Intellimix eliminates the need to flush fluids, lowering operating costs, increasing productivity, enhancing safety and reducing environmental impacts, Textron declares.
The technology was developed because of specific customer feedback asking for the benefits it brings, Chaffin confirms, and the general need for solutions that drive efficiency to their operation.
It was designed specifically for the Safeaero 220, which also offers its users the efficiencies of one-person driving, manoeuvring and de-icing all from the cab. Its features include an extensive operational radius and compact size, stainless steel tanks, four-mode nozzle control system, automotive steering and a collision warning system.
“Intellimix technology enables us to increase our customers’ operating efficiencies while strengthening our commitment to sustainability,” comments Chaffin. “The Safeaero 220, equipped with Intellimix, is designed to exceed customer expectations and offer superior performance when time matters most.”
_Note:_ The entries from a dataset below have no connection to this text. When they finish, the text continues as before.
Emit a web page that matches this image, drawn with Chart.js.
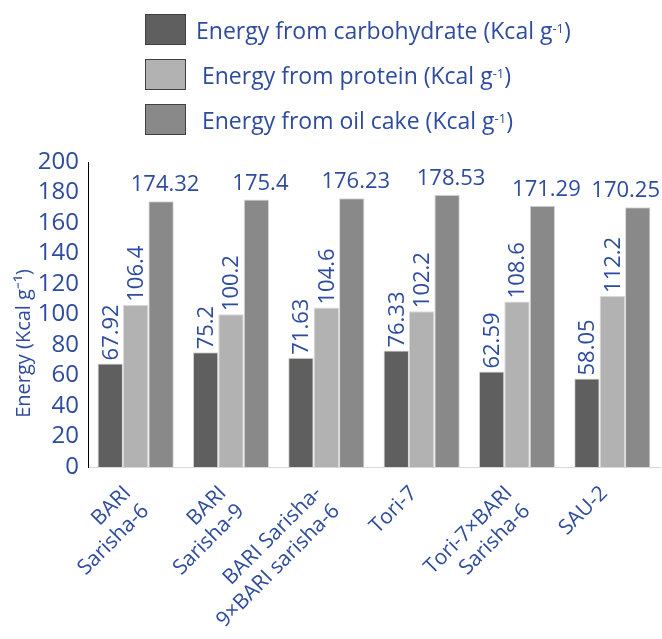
<!DOCTYPE html>
<html>
<head>
<meta charset="utf-8">
<script src="https://cdn.jsdelivr.net/npm/chart.js@4/dist/chart.umd.min.js"></script>
<style>
  html, body { margin: 0; padding: 0; background: #fff; }
  #wrap { position: relative; width: 662px; height: 639px; overflow: hidden; }
  #legend { position: absolute; left: 145px; top: 14px; font-family: "Open Sans", sans-serif; font-size: 23px; color: #2E4C9E; }
  .item { display: flex; align-items: center; height: 31px; margin-bottom: 14px; white-space: nowrap; }
  .box { width: 39px; height: 29px; border: 1px solid #404040; margin-right: 10px; flex: none; }
  .item sup { font-size: 13px; position: relative; top: -2px; }
</style>
</head>
<body>
<div id="wrap">
  <canvas id="chartEnergy" width="662" height="639"></canvas>
  <div id="legend"></div>
</div>
<script>
const varieties = [["BARI", "Sarisha-6"], ["BARI", "Sarisha-9"], ["BARI Sarisha-", "9×BARI sarisha-6"], "Tori-7", ["Tori-7×BARI", "Sarisha-6"], "SAU-2"];
const seriesNames = ["Energy from carbohydrate", "Energy from protein", "Energy from oil cake"];
const carbohydrate = [67.92, 75.2, 71.63, 76.33, 62.59, 58.05];
const protein = [106.4, 100.2, 104.6, 102.2, 108.6, 112.2];
const oilCake = [174.32, 175.4, 176.23, 178.53, 171.29, 170.25];
const yTicks = [0, 20, 40, 60, 80, 100, 120, 140, 160, 180, 200];
const yTitle = "Energy (Kcal g⁻¹)";

const textColor = "#2E4C9E";
const barColors = ["#5f5f5f", "#b2b2b2", "#898989"];

// value labels: first two series vertical, oil cake horizontal
const valueLabels = {
  id: "valueLabels",
  afterDatasetsDraw(chart) {
    const ctx = chart.ctx;
    ctx.save();
    ctx.fillStyle = textColor;
    ctx.font = '22px "Open Sans"';
    chart.data.datasets.forEach((ds, i) => {
      chart.getDatasetMeta(i).data.forEach((bar, j) => {
        const txt = String(ds.data[j]);
        if (i < 2) {
          ctx.save();
          ctx.translate(bar.x + 1, bar.y - 3);
          ctx.rotate(-Math.PI / 2);
          ctx.textAlign = "left";
          ctx.textBaseline = "middle";
          ctx.fillText(txt, 0, 0);
          ctx.restore();
        } else {
          const w = ctx.measureText(txt).width;
          let x = bar.x + 4;
          if (x + w / 2 > chart.width - 2) x = chart.width - 2 - w / 2;
          ctx.textAlign = "center";
          ctx.textBaseline = "alphabetic";
          ctx.fillText(txt, x, bar.y - 10);
        }
      });
    });
    ctx.restore();
  },
};

// y axis title, set a bit below the middle of the axis like the original
const axisTitle = {
  id: "axisTitle",
  afterDraw(chart) {
    const ctx = chart.ctx;
    const area = chart.chartArea;
    ctx.save();
    ctx.fillStyle = textColor;
    ctx.font = '20px "Open Sans"';
    ctx.translate(24, (area.top + area.bottom) / 2 + 29);
    ctx.rotate(-Math.PI / 2);
    ctx.textAlign = "center";
    ctx.textBaseline = "middle";
    ctx.fillText(yTitle, 0, 0);
    ctx.restore();
  },
};

const chart = new Chart(document.querySelector("#chartEnergy"), {
  type: "bar",
  data: {
    labels: varieties,
    datasets: [
      { label: seriesNames[0], data: carbohydrate, backgroundColor: barColors[0] },
      { label: seriesNames[1], data: protein, backgroundColor: barColors[1] },
      { label: seriesNames[2], data: oilCake, backgroundColor: barColors[2] },
    ].map((d) => ({ ...d, borderColor: "#d9d9d9", borderWidth: 1, categoryPercentage: 0.8, barPercentage: 1 })),
  },
  options: {
    responsive: false,
    animation: false,
    layout: { padding: { top: 162, right: 2, left: 0, bottom: 0 } },
    scales: {
      x: {
        grid: { display: false, drawTicks: false },
        border: { display: true, color: "#d9d9d9" },
        ticks: {
          color: textColor,
          font: { family: "Open Sans", size: 21 },
          maxRotation: 45,
          minRotation: 45,
          padding: 14,
          labelOffset: -8,
          autoSkip: false,
        },
        afterFit: (s) => { s.height = 172; },
      },
      y: {
        min: 0,
        max: 200,
        afterBuildTicks: (s) => { s.ticks = yTicks.map((v) => ({ value: v })); },
        grid: { display: false, drawTicks: false },
        border: { display: true, color: "#000" },
        ticks: { color: textColor, font: { family: "Open Sans", size: 24 }, padding: 9, autoSkip: false },
        afterFit: (s) => { s.width = 88; },
      },
    },
    plugins: {
      legend: { display: false },
      tooltip: { enabled: false },
    },
  },
  plugins: [valueLabels, axisTitle],
});

// legend built from the datasets
const legendEl = document.querySelector("#legend");
chart.data.datasets.forEach((ds, i) => {
  const item = document.createElement("div");
  item.className = "item";
  item.innerHTML = '<span class="box" style="background:' + ds.backgroundColor + '"></span>' +
    (i > 0 ? "&nbsp;" : "") + ds.label + " (Kcal g<sup>-1</sup>)";
  legendEl.appendChild(item);
});
</script>
</body>
</html>
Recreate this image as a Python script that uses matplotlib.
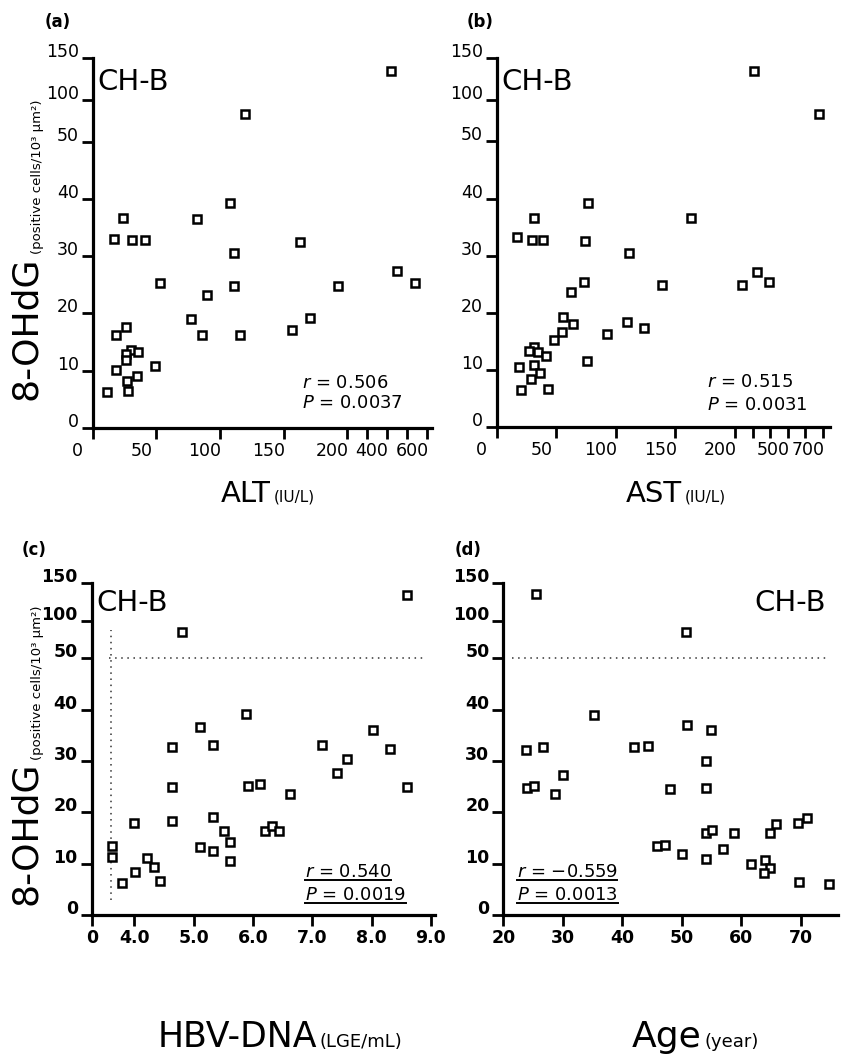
import numpy as np
import matplotlib
matplotlib.use('Agg')
import matplotlib.pyplot as plt
from matplotlib.transforms import ScaledTranslation
from matplotlib.lines import Line2D

plt.rcParams['font.family'] = ['DejaVu Sans']
plt.rcParams['mathtext.fontset'] = 'dejavusans'

###=========== data ===========
alt = [420, 120, 108, 24, 82, 17, 31, 41, 163, 111, 450, 540, 53, 111, 193, 90, 77,
       171, 157, 26, 18, 86, 116, 30, 36, 26, 26, 49, 18, 35, 27, 28, 11]
ohdg_alt = [134, 83, 39.3, 36.6, 36.5, 33, 32.8, 32.8, 32.5, 30.5, 27.4, 25.3, 25.3,
            24.8, 24.8, 23.2, 19, 19.2, 17.1, 17.6, 16.2, 16.2, 16.2, 13.6, 13.2, 13,
            11.8, 10.8, 10.1, 9.1, 8.2, 6.5, 6.3]

ast = [308, 677, 77, 31, 163, 17, 30, 39, 74, 111, 327, 241, 391, 139, 73, 62, 56,
       64, 109, 124, 93, 55, 48, 31, 27, 35, 41, 19, 31, 76, 36, 29, 20, 43]
ohdg_ast = [135, 83, 39.3, 36.6, 36.6, 33.3, 32.8, 32.8, 32.5, 30.4, 27.2, 24.8, 25.3,
            24.8, 25.3, 23.7, 19.2, 18.1, 18.3, 17.3, 16.2, 16.6, 15.2, 14, 13.3, 13.1,
            12.4, 10.5, 10.8, 11.5, 9.4, 8.4, 6.5, 6.6]

hbv = [8.59, 4.81, 5.89, 5.11, 8.02, 4.63, 5.33, 7.17, 8.31, 7.58, 7.41, 4.63, 5.91,
       6.12, 6.62, 8.6, 4.63, 4.0, 5.33, 5.52, 5.61, 6.21, 6.33, 6.44, 5.11, 5.33,
       5.61, 3.62, 3.62, 4.21, 4.33, 4.01, 3.80, 4.44]
ohdg_hbv = [134.7, 85.6, 39.2, 36.7, 36.1, 32.8, 33.2, 33.2, 32.4, 30.3, 27.7, 24.9,
            25.1, 25.6, 23.5, 24.9, 18.3, 18, 19.1, 16.4, 14.2, 16.4, 17.3, 16.4, 13.3,
            12.5, 10.5, 13.5, 11.2, 11.1, 9.4, 8.4, 6.2, 6.7]

age = [25.5, 50.7, 35.3, 50.9, 54.9, 23.9, 26.7, 42, 44.4, 54.1, 30, 24, 25.2, 28.7,
       48.1, 54.1, 54.1, 55.1, 58.8, 64.8, 65.9, 69.6, 71.1, 45.9, 47.2, 50.1, 57,
       54.1, 61.7, 64.1, 64.9, 63.9, 69.8, 74.8]
ohdg_age = [135.6, 85.6, 39, 37.1, 36.1, 32.2, 32.7, 32.7, 33, 30, 27.2, 24.7, 25.1,
            23.5, 24.6, 24.7, 16, 16.6, 16, 15.9, 17.7, 17.9, 18.8, 13.4, 13.7, 11.9,
            12.8, 11, 10, 10.7, 9.1, 8.1, 6.4, 6]

y_ticks = [0, 10, 20, 30, 40, 50, 100, 150]
alt_ticks = [0, 50, 100, 150, 200, 300, 400, 500, 600]
alt_labels = ['0', '50', '100', '150', '200', '', '400', '', '600']
ast_ticks = [0, 50, 100, 150, 200, 300, 400, 500, 600, 700]
ast_labels = ['0', '50', '100', '150', '200', '', '', '500', '', '700']
hbv_ticks = [4, 5, 6, 7, 8, 9]
age_ticks = [20, 30, 40, 50, 60, 70]

stats = {'a': ('$r$ = 0.506', '$P$ = 0.0037'),
         'b': ('$r$ = 0.515', '$P$ = 0.0031'),
         'c': ('$r$ = 0.540', '$P$ = 0.0019'),
         'd': ('$r$ = \u22120.559', '$P$ = 0.0013')}
cutoff_ohdg = 50
cutoff_dna = 3.6

W, H = 841, 1054
fig = plt.figure(figsize=(W / 100, H / 100), dpi=100)
fig.patch.set_facecolor('white')


def broken(v0, k):
    # linear up to v0, compressed by k above it
    def fwd(v):
        v = np.asarray(v, float)
        return np.where(v <= v0, v, v0 + (v - v0) * k)

    def inv(p):
        p = np.asarray(p, float)
        return np.where(p <= v0, p, v0 + (p - v0) / k)
    return fwd, inv


def panel(rect, x, y, bold=False):
    ax = fig.add_axes(rect)
    ax.set_yscale('function', functions=broken(50, 0.146))
    ax.set_ylim(0, 150)
    ax.set_yticks(y_ticks)
    ax.set_yticklabels([str(t) for t in y_ticks])
    ax.plot(x, y, ls='none', marker='s', ms=5.9, mfc='white', mec='black',
            mew=1.8, zorder=5, clip_on=False)
    for s in ['top', 'right']:
        ax.spines[s].set_visible(False)
    for s in ['left', 'bottom']:
        ax.spines[s].set_linewidth(2.3)
    ax.tick_params(direction='out', length=8, width=2, labelsize=12.5, pad=2)
    wt = 'bold' if bold else 'normal'
    up = ScaledTranslation(0, 0.08, fig.dpi_scale_trans)
    for lab in ax.get_yticklabels():
        lab.set_fontweight(wt)
        lab.set_transform(lab.get_transform() + up)
    return ax


def shift_x(ax, dx, bold=False):
    off = ScaledTranslation(dx / 100, 0, fig.dpi_scale_trans)
    for lab in ax.get_xticklabels():
        lab.set_fontweight('bold' if bold else 'normal')
        lab.set_transform(lab.get_transform() + off)


###=========== (a) ALT ===========
axa = panel([92.7 / W, 626 / H, 339.3 / W, 370 / H], alt, ohdg_alt)
axa.set_xscale('function', functions=broken(200, 0.157))
axa.set_xlim(0, 625)
axa.set_xticks(alt_ticks)
axa.set_xticklabels(alt_labels)
shift_x(axa, -15)

###=========== (b) AST ===========
axb = panel([496.7 / W, 627 / H, 333.3 / W, 369 / H], ast, ohdg_ast)
axb.set_xscale('function', functions=broken(200, 0.1477))
axb.set_xlim(0, 740)
axb.set_xticks(ast_ticks)
axb.set_xticklabels(ast_labels)
shift_x(axb, -15)

###=========== (c) HBV-DNA ===========
axc = panel([91.7 / W, 139 / H, 343.3 / W, 331.7 / H], hbv, ohdg_hbv, bold=True)
x0 = 3.282
axc.set_xlim(x0, 9.07)
axc.set_xticks([x0] + hbv_ticks)
axc.set_xticklabels(['0'] + ['%.1f' % t for t in hbv_ticks])
shift_x(axc, 0, bold=True)
axc.axhline(cutoff_ohdg, xmin=0.05, xmax=0.97, color='#333333', lw=1.1,
            ls=(0, (1, 3)), zorder=2)
axc.vlines(cutoff_dna, 3, 88, color='#333333', lw=1.1, linestyles=[(0, (1, 3))], zorder=2)

###=========== (d) Age ===========
axd = panel([503.3 / W, 139 / H, 334.7 / W, 331.7 / H], age, ohdg_age, bold=True)
axd.set_xlim(20, 76.3)
axd.set_xticks(age_ticks)
axd.set_xticklabels([str(t) for t in age_ticks])
shift_x(axd, 0, bold=True)
axd.axhline(cutoff_ohdg, xmin=0.025, xmax=0.965, color='#333333', lw=1.1,
            ls=(0, (1, 3)), zorder=2)

###=========== texts ===========
axa.text(0.015, 0.935, 'CH-B', transform=axa.transAxes, fontsize=21, va='center')
axb.text(0.015, 0.935, 'CH-B', transform=axb.transAxes, fontsize=21, va='center')
axc.text(0.015, 0.94, 'CH-B', transform=axc.transAxes, fontsize=21, va='center')
axd.text(0.965, 0.94, 'CH-B', transform=axd.transAxes, fontsize=21, va='center', ha='right')

rp = {}
for key, ax, xx, y1, y2 in [('a', axa, 0.617, 0.108, 0.054), ('b', axb, 0.631, 0.108, 0.045),
                            ('c', axc, 0.621, 0.115, 0.045), ('d', axd, 0.041, 0.115, 0.045)]:
    t1 = ax.text(xx, y1, stats[key][0], transform=ax.transAxes, fontsize=13, va='baseline')
    t2 = ax.text(xx, y2, stats[key][1], transform=ax.transAxes, fontsize=13, va='baseline')
    rp[key] = (t1, t2)

for lab, x, y in [('(a)', 45, 22), ('(b)', 467, 22), ('(c)', 22, 550), ('(d)', 455, 550)]:
    fig.text(x / W, 1 - y / H, lab, fontsize=12, fontweight='bold', va='center')

fig.canvas.draw()
r = fig.canvas.get_renderer()


def two_part(xc, yb, big, small, bsize, ssize, rot=0, gap=3, drop=0):
    if rot == 0:
        t1 = fig.text(0, 0, big, fontsize=bsize, ha='left', va='baseline')
        t2 = fig.text(0, 0, small, fontsize=ssize, ha='left', va='baseline')
        w1 = t1.get_window_extent(r).width
        w2 = t2.get_window_extent(r).width
        xs = xc - (w1 + gap + w2) / 2
        t1.set_position((xs / W, 1 - yb / H))
        t2.set_position(((xs + w1 + gap) / W, 1 - yb / H))
    else:
        t1 = fig.text(xc / W, 1 - yb / H, big, fontsize=bsize, rotation=90,
                      rotation_mode='anchor', ha='left', va='baseline')
        h1 = t1.get_window_extent(r).height
        fig.text((xc + drop) / W, 1 - (yb - h1 - gap) / H, small, fontsize=ssize,
                 rotation=90, rotation_mode='anchor', ha='left', va='baseline')


two_part(268, 502, 'ALT', '(IU/L)', 21, 11)
two_part(676, 502, 'AST', '(IU/L)', 21, 11)
two_part(280, 1047, 'HBV-DNA', '(LGE/mL)', 25, 13)
two_part(695, 1047, 'Age', '(year)', 26, 13)
ylab_small = '(positive cells/10\u00b3 \u03bcm\u00b2)'
two_part(36, 400, '8-OHdG', ylab_small, 26, 9.5, rot=90, gap=2, drop=5)
two_part(36, 905, '8-OHdG', ylab_small, 26, 9.5, rot=90, gap=2, drop=5)

# underline the statistics of (c) and (d)
for key in ['c', 'd']:
    for t in rp[key]:
        bb = t.get_window_extent(r)
        fig.add_artist(Line2D([bb.x0 / W, bb.x1 / W], [(bb.y0 + 1) / H] * 2,
                              transform=fig.transFigure, color='black', lw=1.4))

plt.savefig('out.png', dpi=100, facecolor='white')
Intellimix technology garnered a lot of interest from attendees who visited the Paris GSE Europe Expo, he continues. “Customers are eager to learn more about products that will enable them to operate more efficiently and sustainably.”
Development of Intellimix began just prior to the Covid pandemic, which delayed the launch timeline, but the technology will be in production for the 2023 de-icing season. It will be a feature on all future Safeaero 220 models, although – due to the design of the technology and how it is engineered into the de-icer – Intellimix technology will not be offered as an after-market solution for existing vehicles.
As well as baggage tractors and de-icers, Textron GSE offers a diverse range of conventional and towbarless pushbacks, belt loaders, ground power units (GPUs), air start units (ASUs) and air conditioning units (ACUs). Textron GSE operates as part of the Textron Specialized Vehicles business.